2. How much usable equity do I have in my home ?
3. How long do I intend to stay in this property ?
4. What is more important lower monthly payment, or lower costs ?
1.) What are my main reasons for refinancing ?
Some reasons include lowering your interest rate and/or monthly payment, paying off high interest credit card debt, taking out equity for home improvements, or even a down payment on an investment property.
By putting the equity in you home to work for you, it is easy to accomplish the goals you have in mind.
2.) How much usable equity do I have in my home ?
To find out the amount of usable equity in your home, you will need to find your Loan to Value ratio (or LTV). Determining your LTV is a major factor in qualifying for loans.
By dividing your new total loan amount (including any cash out, 2nds, or HELOCs) by the total market value of your home, you will come up with your loan’s LTV.
If your loan’s LTV is less than 65% you will be in the best possible tier. After 65% the tiers go up in 5% increments, (70%, 75%, and so on).
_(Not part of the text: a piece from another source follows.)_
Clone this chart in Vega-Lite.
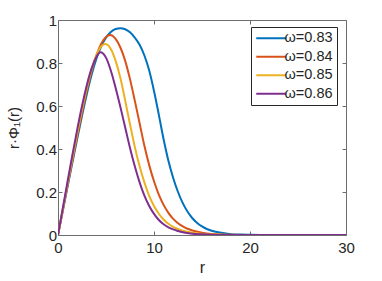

Loans with higher than 80% LTV require Private Mortgage Insurance (or PMI).
That will all depend on which program you choose and how you qualify. Loans with 90% LTV or higher limit your options and you may end up with a higher interest rate than you expected.
3.) How long do I intend to stay in this property ?
If you plan to stay in this home and not refinance again until the home is paid off, a long term fixed rate might be your best option.
If you feel that you will sell, refinance, or move out of your home and turn it into a rental property within the first 5 years, you may find that paying down your principal balance can be irrelevant.
It is a commonly known fact that the amortization schedule of a 30 year loan has very little effect on the principal balance within the first five years. You can use this to your advantage by getting into a loan that offers interest only payments.
If you know that you are not going to be in the home after 5 years, it may be in your best interest to take control of your monthly cash flow.
4.) What is more important lower monthly payment, or lower costs ?
There are many different ways to refinance or take out a new loan. You may be offered a loan with “No Costs” or “No Points” or you may be offered a loan that does have costs or points. Knowing the difference can be very helpful.
When a company offers you a loan with “No Costs”, they will normally charge you a higher interest rate and you will end up with a higher monthly payment.
This would be optimal in cases were the loan will not be held for a long term; for example if you plan on selling your home or refinancing within 5 years.
When a company charges “Points”, they are “buying down the rate” to offer you an interest rate that you might not have normally qualified for. When you do a loan with costs, you normally can get a lower interest rate, and lower monthly payment.
This would be optimal for loans that you plan on keeping for a long time or until you have the home paid off.